The U.S. says that Americans will not have a combat role. But their priority is to must make sure “that we can be nimble because clearly this is a very nimble enemy,” Deputy National Security Adviser Benjamin Rhodes told reporters.

The plan addresses a need to get Sunnis more involved in the fight. Local citizens in Sunni-majority areas fear reprisals from Iran-backed Shiite militias even more than they fear domination by the Islamic State, highlighting the need for any military campaign there to be led by local fighters.

But the Shiite-led Iraqi government’s record in recruiting Sunni tribesman has been mixed at best, slowing efforts to regain Ramadi and Fallujah, a nearby city that Islamic State militants have held for more than a year.
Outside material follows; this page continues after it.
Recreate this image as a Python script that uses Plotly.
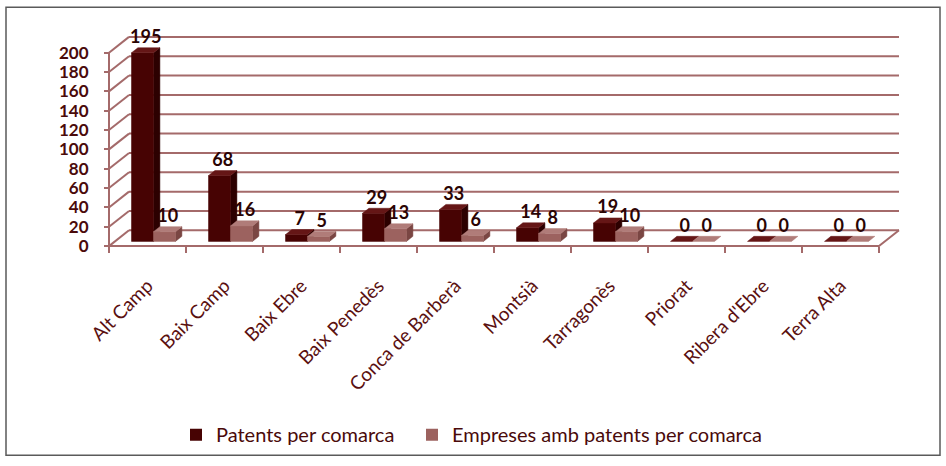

Iraqi leaders fear that Sunni fighters, once armed, could turn against the government, and they have deployed most U.S.-trained Iraqi troops in defensive formations around Baghdad, the capital.

President Obama recently admitted that the U.S. lacks a “complete strategy” for defeating the Islamic State, and officials pointed to a great lack of recruits among Sunnis.

Wednesday’s announcement of a new training site at al-Taqaddum, an air base that served as a US military hub during the 2003-2011 war, is designed to remedy this. The additional troops will include advisers, trainers, logisticians and security personnel.

But the changes don’t go nearly far enough for critics of the administration’s approach. They have pressed for military coordinators and advisers closer to the front lines to augment the U.S. airstrike campaign.